Thursday, February 26, 2009

Saturday, February 21, 2009

butterbur and snowdrops


It was misty this morning, so we went for a long walk, to the site of the butterbur patch (top photo), where as predictably as ever, the flowers are emerging once more. The colours this year with a mixture of orange (old) and green (new) have been striking. Not far from here we found some otter spraint which suggests that otters are active on this part of the Inny, not that with 4 hounds there is any chance of catching one unawares. We saw one once for about 15 seconds, on the other side of the river, during a great spate, when it had been flooded out of its holt. We remain hopeful that the renegade Gunnislake beaver will move upstream and pay us a visit. At 6 1/2 stones he sounds like quite a character. In the meadows Mole has been very busy, but no sign of Ratty.

the eponymous dog

well, it is his blog

Wednesday, February 18, 2009

lambs' tails


lambs' tails, aka catkins (see link), the flowers of hazel, are out in another sign of the end of winter. Hooray!

Sunday, February 15, 2009

washing the dogs



washing the dogs in the stream just below Luckett village. Luckett is in a 'bowl' in the landscape, and the village stretches up hill on both sides of the bridge (see below, taken in 2002). It is hard to believe that this was one of the most industrialised areas in the world not that long ago. In fact mining created a large part of the local landscape, but it is slowly retreating behind thick ivy into woodland and ruin.

Luckett woods

It was a lovely, soft sunny light this morning, with a blue tinge to the mist in the Tamar valley below providing a marked contrast to the orange of the winter undergrowth.

Friday, February 13, 2009

snowdrops in Cornwall


The first celandines are showing their sunny yellow faces in the hedgerows, a good couple of weeks later than last year (see last year's pages) . It is an excellent year for snowdrops, seen above near Broadgate. And my favourite complex type of snowdrop flower is back again, it obviously isn't uncommon around here.

Thursday, February 12, 2009

dawn over Kit Hill


a fiery dawn, heralding a shift to calmer kinder weather. Life tends to come to a grinding halt when it snows because of lack of grit. Which sort of grit depends on one's view.

Saturday, February 07, 2009

more snow from Cornwall




"OK," you can hear the lamb saying, "the joke is over". Above are pictures of Rezare, and Sharp Tor/Bodmin moor in the distance.

Friday, February 06, 2009

still snowing in Cornwall 1



more snow greeted us this morning, bringing life to a complete halt as usual. The rooks were enjoying a bit of apres ski, the goldfinches were trying (impossibly) to look inconspicuous, and the drive into Duchy College looked very picturesque.

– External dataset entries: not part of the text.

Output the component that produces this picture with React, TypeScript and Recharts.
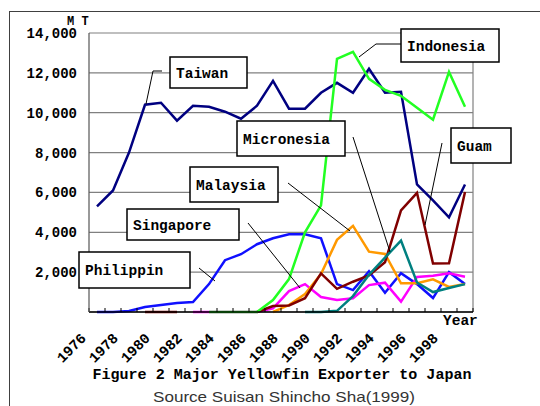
import React from "react"
import { LineChart, Line, XAxis, YAxis, CartesianGrid, ReferenceLine } from "recharts"

const years = [1976, 1977, 1978, 1979, 1980, 1981, 1982, 1983, 1984, 1985, 1986, 1987, 1988, 1989, 1990, 1991, 1992, 1993, 1994, 1995, 1996, 1997, 1998, 1999]
const yearLabels = [1976, 1978, 1980, 1982, 1984, 1986, 1988, 1990, 1992, 1994, 1996, 1998]
const bandEdges = [1975.5, 1976.5, 1977.5, 1978.5, 1979.5, 1980.5, 1981.5, 1982.5, 1983.5, 1984.5, 1985.5, 1986.5, 1987.5, 1988.5, 1989.5, 1990.5, 1991.5, 1992.5, 1993.5, 1994.5, 1995.5, 1996.5, 1997.5, 1998.5, 1999.5]
const yTicks = [0, 2000, 4000, 6000, 8000, 10000, 12000, 14000]

const taiwan = [5300, 6100, 8000, 10400, 10500, 9600, 10350, 10300, 10050, 9700, 10350, 11600, 10200, 10200, 11000, 11500, 11000, 12200, 11000, 11050, 6400, 5600, 4750, 6400]
const indonesia = [null, null, null, null, null, null, null, 0, 0, 0, 0, 600, 1650, 4000, 5350, 12700, 13050, 11700, 11150, 10850, 10250, 9650, 12050, 10300]
const philippin = [0, 0, 50, 250, 350, 450, 500, 1400, 2600, 2900, 3400, 3700, 3900, 3900, 3700, 1400, 1100, 2050, 970, 1950, 1400, 700, 2000, 1400]
const singapore = [null, null, null, null, null, null, 0, 0, 0, 0, 0, 185, 1050, 1400, 750, 600, 690, 1350, 1470, 520, 1760, 1820, 1940, 1770]
const malaysia = [null, null, null, null, null, null, null, null, null, null, null, 0, 350, 900, 1900, 3620, 4320, 3030, 2910, 1440, 1440, 1640, 1260, 1400]
const guam = [null, null, null, 0, 0, 0, null, null, null, null, 0, 300, 330, 690, 1940, 1160, 1520, 1830, 2500, 5100, 5980, 2430, 2440, 6020]
const micronesia = [null, null, null, null, null, null, null, null, null, null, null, null, null, 0, 0, 60, 800, 1870, 2730, 3580, 1480, 1000, 1200, 1400]

const data = years.map((year, i) => ({
  year,
  Taiwan: taiwan[i],
  Indonesia: indonesia[i],
  Philippin: philippin[i],
  Singapore: singapore[i],
  Malaysia: malaysia[i],
  Guam: guam[i],
  Micronesia: micronesia[i],
}))

const series = [
  { key: "Taiwan", color: "#000080" },
  { key: "Philippin", color: "#1010ff" },
  { key: "Singapore", color: "#ff00ff" },
  { key: "Malaysia", color: "#ff9900" },
  { key: "Guam", color: "#800000" },
  { key: "Micronesia", color: "#008080" },
  { key: "Indonesia", color: "#22ff22" },
]

const mono = "'Liberation Mono', 'DejaVu Sans Mono', monospace"

// callout boxes drawn over the chart
const callouts = [
  { text: "Taiwan", box: [170, 57, 77, 31], line: "162,71 153,71 146,104" },
  { text: "Indonesia", box: [401, 29, 98, 33], line: "401,44 376,44 359,57" },
  { text: "Micronesia", box: [237, 121, 108, 35], line: "353,137 390,252" },
  { text: "Guam", box: [451, 128, 60, 35], line: "442,143 425,225" },
  { text: "Malaysia", box: [190, 167, 88, 35], line: "288,183 350,231" },
  { text: "Singapore", box: [127, 209, 112, 31], line: "248,223 300,288" },
  { text: "Philippin", box: [79, 252, 111, 36], line: "199,268 215,281" },
]

// ticks sit on category edges; labels go on the even years (half a band to the right)
function YearTick(props: any) {
  const { x, y, payload } = props
  const year = payload.value + 0.5
  if (!yearLabels.includes(year)) return null
  const ax = x - 2
  const ay = y + 31
  return (
    <text x={ax} y={ay} transform={`rotate(-45 ${ax} ${ay})`} textAnchor="end" fontFamily={mono} fontWeight="bold" fontSize={14.5} fill="#000">
      {year}
    </text>
  )
}

export default function App() {
  return (
    <div style={{ position: "absolute", left: 0, top: 0, width: 540, height: 406, background: "#fff", overflow: "hidden" }}>
      <div style={{ position: "absolute", left: 9, top: 11, width: 560, height: 420, border: "1px solid #404040" }} />
      <div style={{ position: "absolute", left: 0, top: 0 }}>
        <LineChart width={540} height={406} data={data} margin={{ top: 33, right: 67, left: 0, bottom: 34 }}>
          <CartesianGrid horizontal vertical={false} stroke="#808080" strokeWidth={1.2} />
          <XAxis
            dataKey="year"
            type="number"
            domain={[1975.5, 1999.5]}
            ticks={bandEdges}
            allowDataOverflow
            interval={0}
            height={60}
            tickSize={-4}
            tickMargin={0}
            axisLine={{ stroke: "#000", strokeWidth: 1.5 }}
            tickLine={{ stroke: "#000" }}
            tick={<YearTick />}
          />
          <YAxis
            type="number"
            domain={[0, 14000]}
            ticks={yTicks}
            width={89}
            tickLine={false}
            tickSize={0}
            tickMargin={12}
            axisLine={{ stroke: "#555", strokeWidth: 1.2 }}
            tickFormatter={(v: number) => (v === 0 ? "" : v.toLocaleString("en-US"))}
            tick={{ fontFamily: mono, fontWeight: "bold", fontSize: 14, fill: "#000" }}
          />
          <ReferenceLine x={1999.5} stroke="#808080" strokeWidth={1.2} />
          {series.map((s) => (
            <Line
              key={s.key}
              type="linear"
              dataKey={s.key}
              stroke={s.color}
              strokeWidth={2.5}
              dot={false}
              isAnimationActive={false}
            />
          ))}
        </LineChart>
      </div>
      <svg width={540} height={406} style={{ position: "absolute", left: 0, top: 0, pointerEvents: "none" }}>
        <text x={67} y={25} fontFamily={mono} fontWeight="bold" fontSize={12} fill="#000">M T</text>
        <text x={443} y={325} fontFamily={mono} fontWeight="bold" fontSize={14.5} fill="#000">Year</text>
        {callouts.map((c) => (
          <g key={c.text}>
            <polyline points={c.line} fill="none" stroke="#000" strokeWidth={1} />
            <rect x={c.box[0]} y={c.box[1]} width={c.box[2]} height={c.box[3]} fill="#fff" stroke="#000" strokeWidth={1.5} />
            <text x={c.box[0] + 6} y={c.box[1] + c.box[3] / 2 + 5} fontFamily={mono} fontWeight="bold" fontSize={14.5} fill="#000">
              {c.text}
            </text>
          </g>
        ))}
        <text x={282} y={379} textAnchor="middle" fontFamily={mono} fontWeight="bold" fontSize={15.5} fill="#000" textLength={379} lengthAdjust="spacingAndGlyphs">
          Figure 2 Major Yellowfin Exporter to Japan
        </text>
        <text x={284} y={402} textAnchor="middle" fontFamily="'Liberation Sans', Arial, sans-serif" fontSize={15} fill="#333" textLength={262} lengthAdjust="spacingAndGlyphs">
          Source Suisan Shincho Sha(1999)
        </text>
      </svg>
    </div>
  )
}
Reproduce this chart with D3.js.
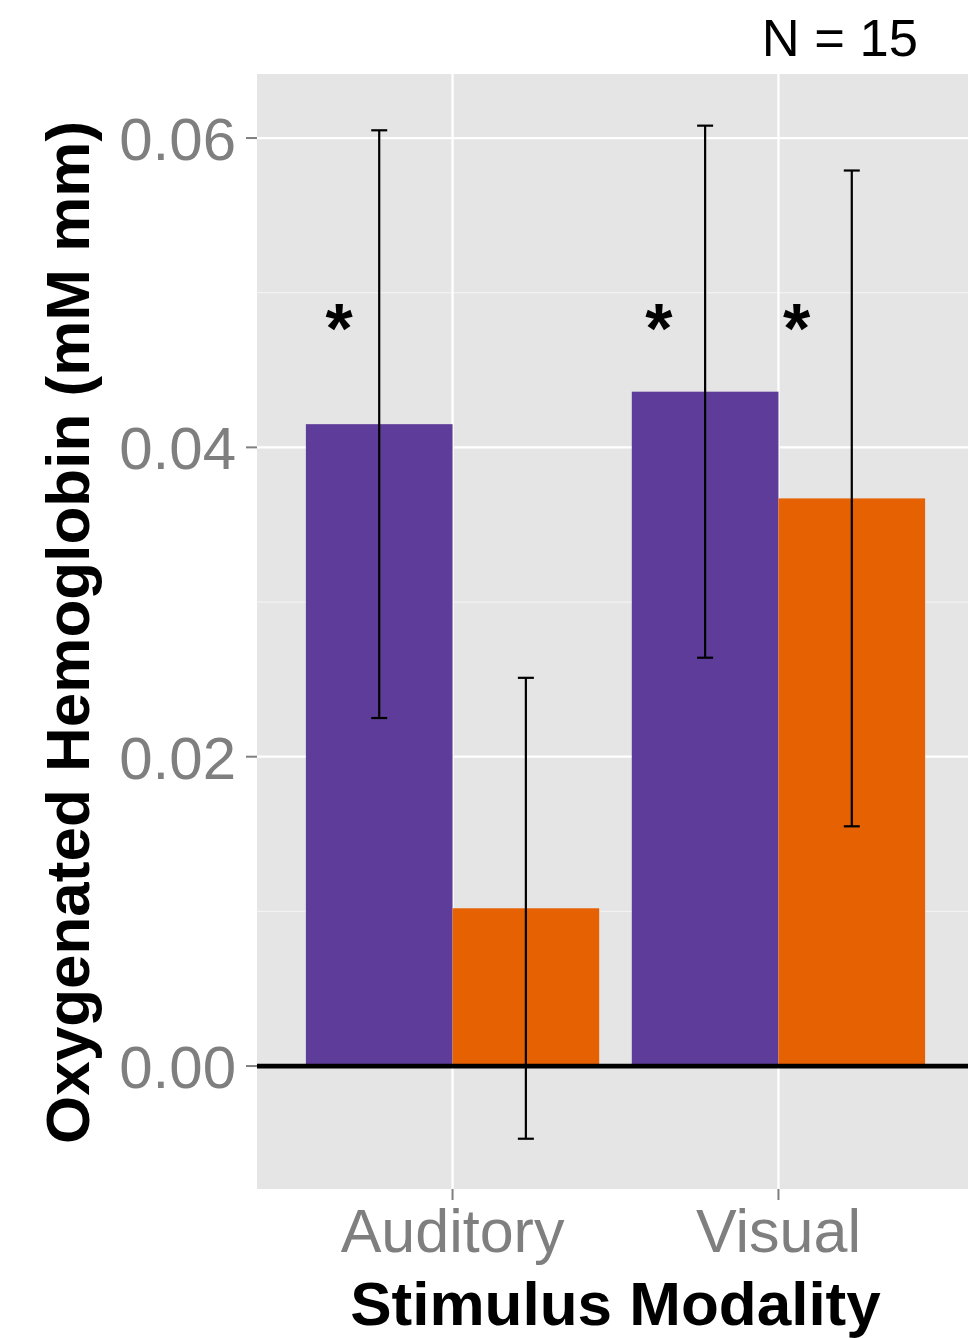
<!DOCTYPE html>
<html>
<head>
<meta charset="utf-8">
<script src="https://cdn.jsdelivr.net/npm/d3@7"></script>
<style>
  html, body { margin: 0; padding: 0; background: #ffffff; }
  svg { display: block; }
  text { font-family: "Liberation Sans", Arial, Helvetica, sans-serif; }
</style>
</head>
<body>
<svg id="chart" width="968" height="1338"></svg>
<script>
// Stimulus modalities on the x axis
const modalities = ["Auditory", "Visual"];
// Two conditions per modality (dodged bars)
const conditions = ["A", "B"];
const conditionColors = ["#5e3c99", "#e66101"];
// Mean oxygenated hemoglobin per modality, one array per condition
const meanA = [0.0415, 0.0436];
const meanB = [0.0102, 0.0367];
// Standard errors for the error bars
const seA = [0.0190, 0.0172];
const seB = [0.0149, 0.0212];
// Significance markers: modality, horizontal offset in category units
const sigModality = ["Auditory", "Visual", "Visual"];
const sigOffset = [-0.348, -0.367, 0.056];
const sigLevel = 0.0485;
// Y axis ticks
const yTicks = [0.00, 0.02, 0.04, 0.06];
const yMinorTicks = [0.01, 0.03, 0.05];
const sampleLabel = "N = 15";

const svg = d3.select("#chart");

const panel = { left: 257, right: 974, top: 74, bottom: 1189 };

const x = d3.scaleLinear()
  .domain([0.4, modalities.length + 0.6])
  .range([panel.left, panel.right]);
const y = d3.scaleLinear()
  .domain([-0.00795, 0.06414])
  .range([panel.bottom, panel.top]);

const xPos = m => x(modalities.indexOf(m) + 1);
const dodge = 0.9;
const barW = dodge / conditions.length;

const rows = [];
modalities.forEach((m, i) => {
  [meanA, meanB].forEach((arr, c) => {
    const se = [seA, seB][c][i];
    rows.push({ modality: m, cond: c, mean: arr[i], lo: arr[i] - se, hi: arr[i] + se });
  });
});

// Panel background
svg.append("rect")
  .attr("x", panel.left).attr("y", panel.top)
  .attr("width", panel.right - panel.left)
  .attr("height", panel.bottom - panel.top)
  .attr("fill", "#e5e5e5");

// Minor grid
svg.append("g").selectAll("line").data(yMinorTicks).join("line")
  .attr("x1", panel.left).attr("x2", panel.right)
  .attr("y1", d => y(d)).attr("y2", d => y(d))
  .attr("stroke", "#f2f2f2").attr("stroke-width", 1.2);

// Major grid
svg.append("g").selectAll("line").data(yTicks).join("line")
  .attr("x1", panel.left).attr("x2", panel.right)
  .attr("y1", d => y(d)).attr("y2", d => y(d))
  .attr("stroke", "#ffffff").attr("stroke-width", 2.3);
svg.append("g").selectAll("line").data(modalities).join("line")
  .attr("x1", d => xPos(d)).attr("x2", d => xPos(d))
  .attr("y1", panel.top).attr("y2", panel.bottom)
  .attr("stroke", "#ffffff").attr("stroke-width", 2.3);

const bx = d => x(modalities.indexOf(d.modality) + 1 - dodge / 2 + d.cond * barW);

// Bars
svg.append("g").selectAll("rect").data(rows).join("rect")
  .attr("x", d => bx(d))
  .attr("width", d => x(barW) - x(0))
  .attr("y", d => y(Math.max(0, d.mean)))
  .attr("height", d => Math.abs(y(d.mean) - y(0)))
  .attr("fill", d => conditionColors[d.cond]);

// Zero reference line
svg.append("line")
  .attr("x1", panel.left).attr("x2", panel.right)
  .attr("y1", y(0)).attr("y2", y(0))
  .attr("stroke", "#000000").attr("stroke-width", 4.8);

// Error bars
const capHalf = 8;
const eb = svg.append("g").attr("stroke", "#000000").attr("stroke-width", 2.2);
rows.forEach(d => {
  const cx = bx(d) + (x(barW) - x(0)) / 2;
  eb.append("line").attr("x1", cx).attr("x2", cx).attr("y1", y(d.hi)).attr("y2", y(d.lo));
  eb.append("line").attr("x1", cx - capHalf).attr("x2", cx + capHalf).attr("y1", y(d.hi)).attr("y2", y(d.hi));
  eb.append("line").attr("x1", cx - capHalf).attr("x2", cx + capHalf).attr("y1", y(d.lo)).attr("y2", y(d.lo));
});

// Significance asterisks
svg.append("g").selectAll("text").data(sigModality).join("text")
  .attr("x", (m, i) => x(modalities.indexOf(m) + 1 + sigOffset[i]))
  .attr("y", y(sigLevel) + 37)
  .attr("text-anchor", "middle")
  .attr("font-size", 70).attr("font-weight", "bold")
  .attr("fill", "#000000")
  .text("*");

// Y axis ticks and labels
const yAxis = svg.append("g");
yAxis.selectAll("line").data(yTicks).join("line")
  .attr("x1", panel.left - 11).attr("x2", panel.left)
  .attr("y1", d => y(d)).attr("y2", d => y(d))
  .attr("stroke", "#7f7f7f").attr("stroke-width", 2);
yAxis.selectAll("text").data(yTicks).join("text")
  .attr("x", panel.left - 21)
  .attr("y", d => y(d) + 22)
  .attr("text-anchor", "end")
  .attr("font-size", 60)
  .attr("fill", "#7f7f7f")
  .text(d => d3.format(".2f")(d));

// X axis ticks and labels
const xAxis = svg.append("g");
xAxis.selectAll("line").data(modalities).join("line")
  .attr("x1", d => xPos(d)).attr("x2", d => xPos(d))
  .attr("y1", panel.bottom).attr("y2", panel.bottom + 11)
  .attr("stroke", "#7f7f7f").attr("stroke-width", 2);
xAxis.selectAll("text").data(modalities).join("text")
  .attr("x", d => xPos(d))
  .attr("y", 1252)
  .attr("text-anchor", "middle")
  .attr("font-size", 61)
  .attr("fill", "#7f7f7f")
  .text(d => d);

// Axis titles
svg.append("text")
  .attr("x", (panel.left + panel.right) / 2)
  .attr("y", 1325)
  .attr("text-anchor", "middle")
  .attr("font-size", 62).attr("font-weight", "bold")
  .attr("fill", "#000000")
  .text("Stimulus Modality");

svg.append("text")
  .attr("transform", `translate(89, ${(panel.top + panel.bottom) / 2 + 1}) rotate(-90)`)
  .attr("text-anchor", "middle")
  .attr("font-size", 62).attr("font-weight", "bold")
  .attr("fill", "#000000")
  .text("Oxygenated Hemoglobin (mM mm)");

// Sample size annotation
svg.append("text")
  .attr("x", 918).attr("y", 56)
  .attr("text-anchor", "end")
  .attr("font-size", 52.5)
  .attr("fill", "#000000")
  .text(sampleLabel);
</script>
</body>
</html>
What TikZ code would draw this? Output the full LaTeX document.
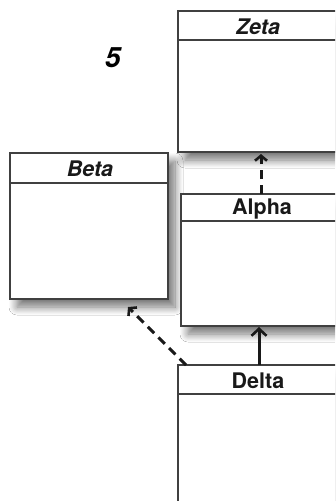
\documentclass[tikz,border=0pt]{standalone}
\usepackage{fontspec}
\setmainfont{TeX Gyre Heros}
\usetikzlibrary{arrows.meta,shadows.blur}
\begin{document}
\begin{tikzpicture}[x=1pt,y=-1pt,
  umlbox/.style={draw=black!75,line width=1.2pt,fill=white,inner sep=0pt,
    blur shadow={shadow xshift=7pt,shadow yshift=-8pt,shadow blur radius=8pt,shadow blur steps=12,shadow opacity=55}},
  title/.style={font=\fontsize{21.5}{24}\selectfont\bfseries,text=black!90,inner sep=0pt},
  ititle/.style={title,font=\fontsize{21.5}{24}\selectfont\bfseries\itshape},
  sep/.style={draw=black!75,line width=1.2pt},
  dep/.style={line width=3pt,draw=black!90,dash pattern=on 9pt off 6pt,-{Straight Barb[length=5pt,width=12pt,line width=2.6pt]}},
  gen/.style={line width=3pt,draw=black!90,-{Straight Barb[length=7pt,width=15pt,line width=2.6pt]}}]
\useasboundingbox (0,0) rectangle (335,501);
\clip (0,0) rectangle (335,501);
\fill[white] (0,0) rectangle (335,501);
% boxes
\path[umlbox] (178,11) rectangle (338,152);
\path[umlbox] (10,153) rectangle (168,299);
\path[umlbox] (181,194) rectangle (343,326);
\path[umlbox] (178,365) rectangle (338,530);
% named anchors
\coordinate (zb) at (261,154);
\coordinate (at) at (261,194);
\coordinate (ab) at (259,327);
\coordinate (dt) at (259,365);
\coordinate (dl) at (186,365);
\coordinate (bb) at (128,307);
% separators
\draw[sep] (178,40) -- (338,40);
\draw[sep] (10,183) -- (168,183);
\draw[sep] (181,221) -- (343,221);
\draw[sep] (178,394) -- (338,394);
% titles
\node[ititle] (zeta) at (258,27) {Zeta};
\node[ititle] (beta) at (90,169) {Beta};
\node[title] (alpha) at (262,209) {Alpha};
\node[title] (delta) at (258,381) {Delta};
\node[font=\fontsize{28}{30}\selectfont\bfseries\itshape,inner sep=0pt] (five) at (113,58) {5};
% connectors
\draw[dep] (at) -- (zb);
\draw[gen] (dt) -- (ab);
\draw[dep] (dl) -- (bb);
\end{tikzpicture}
\end{document}
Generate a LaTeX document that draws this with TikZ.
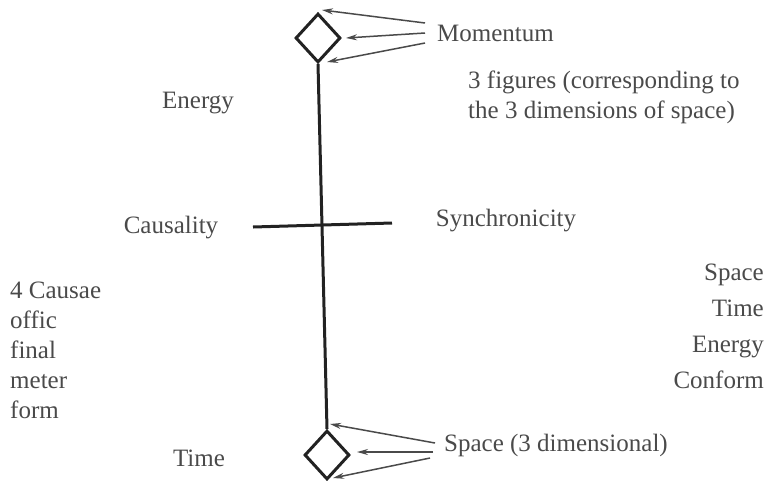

Tuesday, February 03, 2009

Snow in Cornwall 4

but not as much fun as mum, the abominable snow dog

making her first snowperson


looking like one



note great paddle paws for climbing on other people's snowmen



do I have to go home now?

snow in Cornwall 3


we, of course, have had a great time, as will most children until the novelty wears off


especially spike's best friends above (spike, being white and small has disappeared)

Snow in Cornwall 2

the snow seems to have the effect of cleaning the air, making the light crystal clear. In the background, on the edge of the hill you can see what is known locally as the Temple. This is a folly built in late eighteenth century (see link). You are very welcome to come and stay there.

Snow in Cornwall 1


It doesnt often snow here but when it does it makes a pretty picture. I love the suffused bronze light as the snow clouds make way for the morning sun.

Sunday, February 01, 2009

changing course


and here is some evidence that after a very wet few weeks, the Inny is changing course. And yes, that is us on the right minding our paws and qs. Pixie hat is off-course travelling travel cone (yes, there is a really interesting link).

star drops

wild snowdrops at the confluence of the river Inny (on the right) and the Tamar. There are snowdrops out everywhere now, and the wild daffodils are coming.

star jelly

every now and again we come across these odd blobs of jelly on the paths through the woods. They look like frog spawn without any sign of eggs, and, as is obvious, are out of water. This specimen is about 8 cms across; occasionally they are much larger. It could be a slime mould, but maybe it is true star jelly (see exciting link), from a meteor that has fallen to ground nearby. For an exhaustive discussion of this phenomenon see this link. Any other ideas?